--- begin RECORDED DATA ---

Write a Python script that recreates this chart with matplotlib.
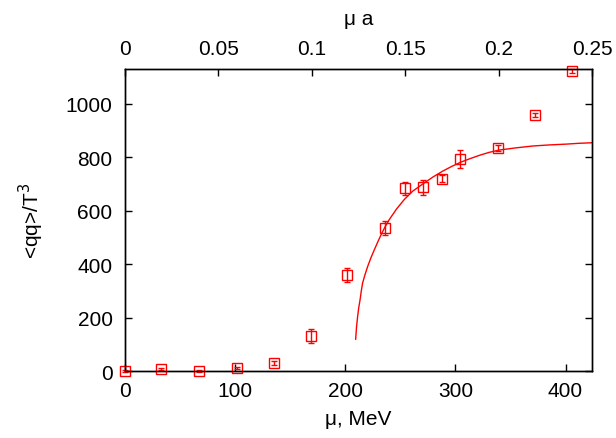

--- end RECORDED DATA ---
--- begin RECORDED DATA ---

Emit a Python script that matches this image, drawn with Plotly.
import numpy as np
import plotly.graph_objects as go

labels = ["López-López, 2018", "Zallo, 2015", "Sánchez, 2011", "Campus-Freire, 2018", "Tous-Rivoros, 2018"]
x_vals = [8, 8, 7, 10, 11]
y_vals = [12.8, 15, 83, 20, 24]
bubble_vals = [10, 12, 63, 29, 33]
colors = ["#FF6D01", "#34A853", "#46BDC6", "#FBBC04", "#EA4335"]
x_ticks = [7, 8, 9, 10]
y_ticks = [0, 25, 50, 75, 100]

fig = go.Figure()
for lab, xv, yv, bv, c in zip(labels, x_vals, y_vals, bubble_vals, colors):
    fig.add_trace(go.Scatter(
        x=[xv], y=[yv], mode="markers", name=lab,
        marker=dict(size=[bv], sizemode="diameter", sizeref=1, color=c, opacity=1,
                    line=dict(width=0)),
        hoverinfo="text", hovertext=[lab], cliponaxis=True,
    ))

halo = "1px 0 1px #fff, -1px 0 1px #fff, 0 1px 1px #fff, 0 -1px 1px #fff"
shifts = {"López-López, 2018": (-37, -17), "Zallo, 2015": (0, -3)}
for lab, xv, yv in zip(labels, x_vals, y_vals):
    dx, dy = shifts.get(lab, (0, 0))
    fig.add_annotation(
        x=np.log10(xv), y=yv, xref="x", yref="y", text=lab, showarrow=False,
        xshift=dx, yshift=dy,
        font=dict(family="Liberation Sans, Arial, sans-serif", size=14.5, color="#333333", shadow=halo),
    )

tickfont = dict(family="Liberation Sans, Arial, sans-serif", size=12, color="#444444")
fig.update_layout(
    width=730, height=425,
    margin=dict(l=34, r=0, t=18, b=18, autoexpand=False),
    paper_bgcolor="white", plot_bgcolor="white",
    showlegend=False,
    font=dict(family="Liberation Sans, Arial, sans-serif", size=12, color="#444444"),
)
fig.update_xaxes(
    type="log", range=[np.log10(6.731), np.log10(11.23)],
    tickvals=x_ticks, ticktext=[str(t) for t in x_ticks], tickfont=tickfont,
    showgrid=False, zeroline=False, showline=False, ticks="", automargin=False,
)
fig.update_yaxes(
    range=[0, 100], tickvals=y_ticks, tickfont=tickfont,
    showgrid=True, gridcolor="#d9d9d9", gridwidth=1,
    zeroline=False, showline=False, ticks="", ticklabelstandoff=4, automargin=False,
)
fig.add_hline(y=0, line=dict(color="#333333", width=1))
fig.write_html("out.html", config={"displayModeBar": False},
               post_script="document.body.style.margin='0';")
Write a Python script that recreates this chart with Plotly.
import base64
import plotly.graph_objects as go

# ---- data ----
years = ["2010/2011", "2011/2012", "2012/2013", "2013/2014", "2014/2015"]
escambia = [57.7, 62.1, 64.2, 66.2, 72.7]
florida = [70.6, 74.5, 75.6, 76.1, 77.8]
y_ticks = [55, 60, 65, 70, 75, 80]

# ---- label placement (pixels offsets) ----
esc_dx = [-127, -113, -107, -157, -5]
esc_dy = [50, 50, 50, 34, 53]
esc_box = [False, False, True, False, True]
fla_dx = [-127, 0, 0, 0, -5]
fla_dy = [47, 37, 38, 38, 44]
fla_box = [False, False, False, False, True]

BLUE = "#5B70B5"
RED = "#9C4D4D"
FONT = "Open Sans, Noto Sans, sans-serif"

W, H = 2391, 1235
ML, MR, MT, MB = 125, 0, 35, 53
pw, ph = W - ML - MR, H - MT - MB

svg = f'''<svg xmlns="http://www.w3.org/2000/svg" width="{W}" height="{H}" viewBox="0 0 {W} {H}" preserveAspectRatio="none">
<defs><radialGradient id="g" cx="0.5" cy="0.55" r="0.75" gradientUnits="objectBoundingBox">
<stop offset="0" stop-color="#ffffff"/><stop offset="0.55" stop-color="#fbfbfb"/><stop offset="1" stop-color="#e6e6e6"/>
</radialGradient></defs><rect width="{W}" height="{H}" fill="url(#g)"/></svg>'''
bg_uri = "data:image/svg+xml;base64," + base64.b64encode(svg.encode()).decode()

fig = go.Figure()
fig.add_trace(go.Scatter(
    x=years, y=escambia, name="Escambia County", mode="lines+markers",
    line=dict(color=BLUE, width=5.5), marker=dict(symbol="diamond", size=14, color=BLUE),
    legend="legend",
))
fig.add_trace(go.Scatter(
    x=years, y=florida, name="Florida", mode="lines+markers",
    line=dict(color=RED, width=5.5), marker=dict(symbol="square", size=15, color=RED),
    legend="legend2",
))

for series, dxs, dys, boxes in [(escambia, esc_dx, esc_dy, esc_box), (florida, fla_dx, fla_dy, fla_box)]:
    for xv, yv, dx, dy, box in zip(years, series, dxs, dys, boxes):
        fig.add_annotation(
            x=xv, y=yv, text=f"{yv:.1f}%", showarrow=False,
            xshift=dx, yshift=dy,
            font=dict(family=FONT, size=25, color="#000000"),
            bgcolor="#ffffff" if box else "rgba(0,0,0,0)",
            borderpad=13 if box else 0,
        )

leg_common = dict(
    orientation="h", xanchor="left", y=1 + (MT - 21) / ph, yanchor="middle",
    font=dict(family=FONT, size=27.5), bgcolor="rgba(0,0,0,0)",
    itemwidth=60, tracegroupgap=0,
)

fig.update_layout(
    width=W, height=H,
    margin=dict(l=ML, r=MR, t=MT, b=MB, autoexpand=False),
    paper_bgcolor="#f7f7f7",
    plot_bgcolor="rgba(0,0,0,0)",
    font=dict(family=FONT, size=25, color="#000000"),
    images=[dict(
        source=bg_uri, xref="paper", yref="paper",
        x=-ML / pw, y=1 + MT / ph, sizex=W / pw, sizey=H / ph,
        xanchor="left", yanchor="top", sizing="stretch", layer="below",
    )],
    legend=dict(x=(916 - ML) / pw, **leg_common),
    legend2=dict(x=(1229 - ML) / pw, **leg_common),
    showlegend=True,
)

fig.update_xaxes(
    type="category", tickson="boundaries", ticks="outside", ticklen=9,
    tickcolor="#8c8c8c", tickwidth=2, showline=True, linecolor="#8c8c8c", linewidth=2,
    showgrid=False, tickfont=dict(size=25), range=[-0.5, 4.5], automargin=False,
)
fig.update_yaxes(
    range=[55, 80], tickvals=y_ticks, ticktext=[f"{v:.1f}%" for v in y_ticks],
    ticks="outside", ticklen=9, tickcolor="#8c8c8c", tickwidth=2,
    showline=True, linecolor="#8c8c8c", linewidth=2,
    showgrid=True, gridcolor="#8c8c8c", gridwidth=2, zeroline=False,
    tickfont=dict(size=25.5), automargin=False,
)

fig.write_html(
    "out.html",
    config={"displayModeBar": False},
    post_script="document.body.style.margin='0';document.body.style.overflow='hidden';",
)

--- end RECORDED DATA ---

TASK STATEMENT: Determine how many lines include the string "chart". Give no answer but the number.

FINAL RESULT: 2